|Second Amendment Rewrite: A well funded NRA, being necessary to the job security of gutless Republicans and Democrats who believe in the right to massacre Americans, shall not be infringed.|
One day before a Massachusetts Institute of Technology police officer was gunned down by a suspect in the Boston Marathon bombings, forty-five U.S. Senators decided it was better to let Americans be murdered than to have gun purchasers suffer the inconvenience of a five-minute background check. And let us be clear: this was a vote of sheer cowardice, having nothing to do with their alleged Second Amendment convictions. [Senate Majority Leader Harry Reid (D-NV) also voted No, but for procedural reasons that will allow him to bring the amendment back up at a later date.]
As for those Second Amendment convictions, it is worth noting that forty-two of the senators who voted No have received campaign funding from the NRA. I know; shocking, isn't it?
A Shameful Day: Spitting on the Graves of Newtown Victims
|President Obama: The gun lobby and its allies willfully lied about the bill.|
The remainder of President Obama's statement from the above caption said, They claimed it would create some sort of Big Brother gun registry, even though the bill did the opposite.
The President went on to give a well-deserved smack-down to Sen. Rand Paul, who had insolently referred to the Newtown parents lobbying Capitol Hill as props: It's a dog and pony show, it's a parade, it's theatrics.
President Obama: I've heard folks say that having the families of victims lobby for this legislation was somehow misplaced–a 'prop,' somebody called it. Are they serious? Do they really think that thousands of families whose lives have been shattered by gun violence don't have a right to weigh in on this issue? Do they think their emotions, their loss is not relevant to this debate?
Two other amendments -- a ban on the sale of military-style weapons and a limit on the size of ammunition clips -- both failed.
To register your disgust with the spineless senators who voted No on the gun bill(s), tweet them!
Crackling and Cackling Static from NRA Lackeys
Fearful of further soiling their skid-marked Fruit of the Looms, the forty-five senators who voted against the amendment defied the will of ninety percent of Americans who want to reduce their chances of being killed or wounded by gun violence. Even seventy-five percent of card-carrying NRA members favor commonsense gun reform.
After Arkansas GOP state Rep. Nate Bell tweeted that Boston liberals spent the night cowering in their homes wishing they had an AR-15 with a hi-capacity magazine, Joseph Farah of
Frighteningly, the Boston Bombing suspects possessed what police called an arsenal of weapons, which included a M-4 carbine assault rifle, a weapon similar to those used by American forces in Afghanistan. Information to date suggests, but does not confirm, that these weapons were not obtained legally, as the younger brother was not old enough to obtain a gun permit and the elder brother was not on record as having a permit.
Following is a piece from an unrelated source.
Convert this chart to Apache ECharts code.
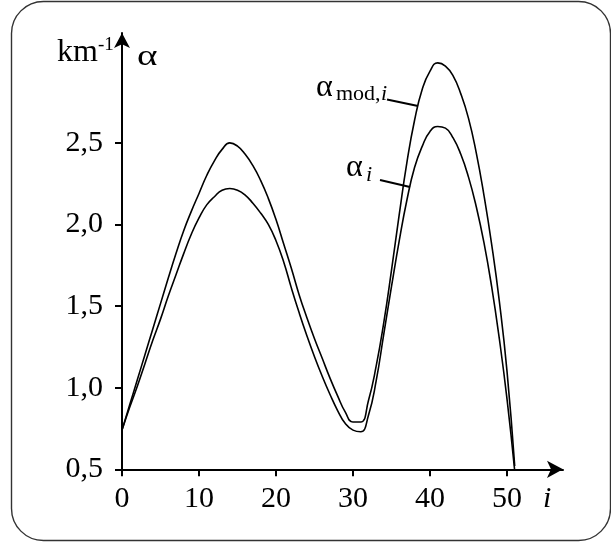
<!DOCTYPE html>
<html>
<head>
<meta charset="utf-8">
<script src="https://cdn.jsdelivr.net/npm/echarts@6/dist/echarts.min.js"></script>
<style>
html,body{margin:0;padding:0;background:#fff;}
#c{width:611px;height:542px;}
</style>
</head>
<body>
<div id="c"></div>
<script>
// index i
const iValues = [0,1,2,3,4,5,6,7,8,9,10,11,12,13,14,15,16,17,18,19,20,21,22,23,24,25,26,27,28,29,30,31,32,33,34,35,36,37,38,39,40,41,42,43,44,45,46,47,48,49,50,51];
// alpha_mod,i  (km^-1)
const alphaMod = [0.74,0.895,1.05,1.205,1.36,1.515,1.67,1.82,1.96,2.08,2.19,2.30,2.39,2.46,2.50,2.48,2.43,2.36,2.27,2.16,2.03,1.88,1.73,1.57,1.43,1.30,1.18,1.06,0.95,0.85,0.79,0.79,0.92,1.13,1.40,1.72,2.06,2.38,2.64,2.83,2.94,2.99,2.97,2.91,2.80,2.65,2.44,2.18,1.88,1.53,1.10,0.52];
// alpha_i  (km^-1)
const alphaI = [0.74,0.88,1.01,1.15,1.29,1.42,1.56,1.69,1.82,1.94,2.04,2.12,2.17,2.21,2.22,2.21,2.18,2.13,2.07,2.00,1.90,1.77,1.61,1.46,1.32,1.19,1.07,0.96,0.86,0.78,0.74,0.73,0.83,1.04,1.33,1.62,1.90,2.15,2.35,2.48,2.57,2.60,2.59,2.53,2.43,2.29,2.11,1.89,1.62,1.30,0.93,0.49];
const xTicks = [0,10,20,30,40,50];
const yTicks = [0.5,1.0,1.5,2.0,2.5];
const yTickLabels = ['0,5','1,0','1,5','2,0','2,5'];

const FONT = '"Liberation Serif","Times New Roman",serif';
const chart = echarts.init(document.getElementById('c'), null, {renderer:'canvas'});

function pairs(ys){ return iValues.map((x,k)=>[x, ys[k]]); }

function txt(x, y, text, size, opts){
  opts = opts || {};
  return {
    type:'text', x:x, y:y, z:10, scaleX: opts.sx || 1,
    style:{
      text:text, fill:'#000',
      font:(opts.italic?'italic ':'') + size + 'px ' + FONT,
      align: opts.align || 'left', verticalAlign:'middle'
    }
  };
}

const option = {
  backgroundColor:'#fff',
  animation:false,
  grid:{left:122, top:33, width:441, height:436.3, containLabel:false},
  xAxis:{
    type:'value', min:0, max:57.27,
    axisLine:{show:true, symbol:['none','arrow'], symbolSize:[13,16], lineStyle:{color:'#000', width:2}},
    axisTick:{show:true, length:7, lineStyle:{color:'#000', width:2}, customValues:xTicks},
    axisLabel:{color:'#000', fontFamily:FONT, fontSize:30, margin:15, customValues:xTicks},
    splitLine:{show:false}
  },
  yAxis:{
    type:'value', min:0.5, max:3.173,
    axisLine:{show:true, symbol:['none','arrow'], symbolSize:[12,15], lineStyle:{color:'#000', width:2}},
    axisTick:{show:true, length:7, lineStyle:{color:'#000', width:2}, customValues:yTicks},
    axisLabel:{color:'#000', fontFamily:FONT, fontSize:30, margin:19, customValues:yTicks,
      formatter:function(v){ const k = yTicks.findIndex(t=>Math.abs(t-v)<1e-6); return k>=0 ? yTickLabels[k] : ''; }},
    splitLine:{show:false}
  },
  series:[
    {type:'line', data:pairs(alphaMod), smooth:0.5, symbol:'none', clip:true,
      lineStyle:{color:'#000', width:1.6}},
    {type:'line', data:pairs(alphaI), smooth:0.5, symbol:'none', clip:true,
      lineStyle:{color:'#000', width:1.6}}
  ],
  graphic:[
    {type:'rect', shape:{x:11.5, y:1.5, width:599, height:539, r:32}, z:-1,
      style:{fill:'none', stroke:'#333', lineWidth:1.4}},
    txt(57, 53, 'km', 32),
    txt(98, 45, '-1', 19),
    txt(137, 57, 'α', 30, {sx:1.3}),
    txt(316, 88, 'α', 32),
    txt(336, 94, 'mod,', 22),
    txt(381, 94, 'i', 22, {italic:true}),
    {type:'line', shape:{x1:387, y1:99.5, x2:418, y2:106}, z:10, style:{stroke:'#000', lineWidth:2}},
    txt(346, 168, 'α', 32),
    txt(366, 175, 'i', 22, {italic:true}),
    {type:'line', shape:{x1:380, y1:180, x2:410, y2:187}, z:10, style:{stroke:'#000', lineWidth:2}},
    txt(543, 499, 'i', 30, {italic:true})
  ]
};
chart.setOption(option);
</script>
</body>
</html>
Appropriately named GOP Senator Jeff Flake obviously believes that under the First Amendment, he has the right to lie shamelessly to the relatives of shooting victims. He wrote to the mother of a gun violence victim that While we may not agree on every solution, strengthening background checks is something we agree on. He voted No. And when asked about his duplicity, he replied That's the beauty of a six-year term.
Reactions to the Vote that Defeated Gun Reform
Public reactions to the irresponsible, anti-American vote in the Senate can be seen in this excellent video: The Senate "decided to do nothing." We've had enough gun violence. "Vote them out." H/T to GottaLaff at The Political Carnival.
Editorial response from the media was brutal: cowardly ... cowed into submission ... more shameful and dysfunctional than we've known ... revealed more than a "do-nothing" body ... a sanctuary for too many cowards...
It is past time for sound reasoning and commonsense to rule the gun reform debate instead of special interests and the contrariness of the ten percent in our country who only care about hanging on to their right to have as many weapons available to them -- and to people who have no business with guns -- as possible.
At the Second Continental Congress in 1776, Dr. Lyman Hall arrived in Philadelphia as a representative from Georgia. At the direction of his constituents, he voted No on the proposal to fight for independence from England. However, he later changed his vote to Yes, saying to John Adams, I remembered something I'd once read, "that a representative owes the People not only his industry, but his judgment, and he betrays them if he sacrifices it to their opinion." Rather wryly, he then told Adams, It was written by Edmund Burke, a member of the British Parliament.
When it comes to judgment, integrity, and doing what is right for all Americans, we could learn some good lessons from people like Dr. Lyman Hall.